I understand there is the regular seasonality, but you also talked about preparation for the fourth quarter. I would like to know if you have focused on specific items in terms of the acceleration on inflation on food types. Is this a strategic decision to try to avoid inflation or expand margin and not contain your losses? What was the strategic decision regarding your preparation for the fourth quarter in terms of stock decisions that were made regarding food items? Also about the EBITDA, when you made the routes more dense, busier, this was something we expected since the beginning of the store openings, and we see it coming strong now, but you said you're also investing strongly in the capacity of your DCs to structure this moving forward. So how can we understand the recurrence of the gains in margin from the routes becoming more dense? Thank you.
Thank you, Dani. I can start answering your question. Thank you, Dani, from XP. So regarding our stock strategy, we have lots of different regionals. So as you know, we set up a sales department. All of our Northeastern states, these Northeastern states have more stores. That's where our presence is stronger. That's where we brought the team focused on the massive challenge that we have, which is delivering results to our customers and where everyone is able to negotiate at a regional level, considering regional specificities.

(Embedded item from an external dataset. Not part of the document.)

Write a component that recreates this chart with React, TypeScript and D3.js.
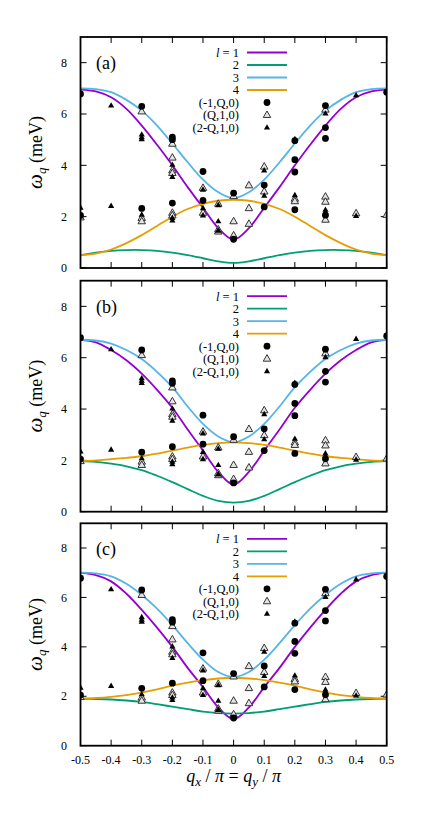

I think that is what we do well here at the group. We think local, we think regional, and we take into consideration those tailored demands. So it's not that we focus on A, B, or C category.
All of our sales departments in all of the Northeast states, we're focused on making a stronger third quarter, a more robust third quarter in terms of results. Sandro has said this, and I would like to repeat as well that here we have improvements to be made. As Túlio said that we are focused on delivering the best possible results, Dani, where there was no specific focus on one category. So obviously, strong effort on the sales department side for all of the Northeast, working to deliver the most consistent results that we can. Túlio, can you talk about the EBITDA margin, please? I think when we talk about gross margins, that is directly related to our pricing strategy. So what Dani's asking is about the recurrence of the EBITDA margin, profile of stores, etc. She also talked about how we've made the routes more dense and busier.
Can I comment on that, if you don't mind? We have areas there where we need to expand some of the DCs. So as the stores come and the wholesalers come, everything adds, you know? So it's a bit of everything, and that's not something that you are going to find from one second to the next. It's a constant, consistent, progressive evolution where we improve slowly. And what's most important to us, Túlio, Sandro, and Jesuíno, here at the board, is delivering consistent results. We don't want peaks in the results, highs and lows. We slowly consolidate, we slowly gain market share, and that helps us to, and that clearly contributes to the regularity of our results. So that's where we're focused. Thank you very much.
Thank you. Thank you for your answer, and congratulations on the excellent quarter and great third quarter results.
The session for questions and answers is closed, and now we would like to pass the word to the company for their final considerations.
So I would like to close by saying, I want to thank God for the victories of our company, for our financial gains, which were very great. I want to once again tell you that we have faith in our God, and we thank our God in which we put our faith. God's word tells us that up until now, the Lord has helped us, that has given us victory after victory, and in Psalm 37:5, it says that the word of God, deliver your path to God, trust God, and He will support you. We who fear our God know that all honor and all glory should be given to God. This comes from God. God is our provider.
God is the one who has given us our strategy, our wisdom, and, you know, the wisdom to care for our company, the company that He has supplied us with, the company that He wants us to care for. Jesuíno Martins, todo o nosso diretor está aqui na mesa. Túlio, nosso VP financeiro, está almoçando, que tanto tem contribuído aí com operações, comercial, logística. And I want to especially thank each one of you as you are at this moment at the stores defending each of the sectors, working in the cash, in the bakery, in the logistics, in the groceries, in the fruits and vegetables, our service stores, our cash and carry stores. Each of the 60,000 employees, I'd like to hug each of you guys because we see this strong dynamic.
We know the pressure in the day-to-day results, and we, of course, depend on you guys, and you guys are the ones that really make the business happen. So thank you so much to each one of you. And we also want to say thank you to each of our suppliers that are a major pillar in our business. And our life will only keep going on if we have your support, as well as our investors listening to us and, once again, believing in our work. So really trusting in us and our consumers as well. And so really helping with different processes. And we've been really happy with this store opening in Casa Forte as well. It was a major lesson learned, and this is something that we definitely think is impossible to price, right? So thank you so much. Bye, guys.
The earnings call for the third quarter of 2024 at Grupo Mateus has officially ended. The investor relations department is available to answer any of your other questions. Thank you so much to all participants, and have a great day.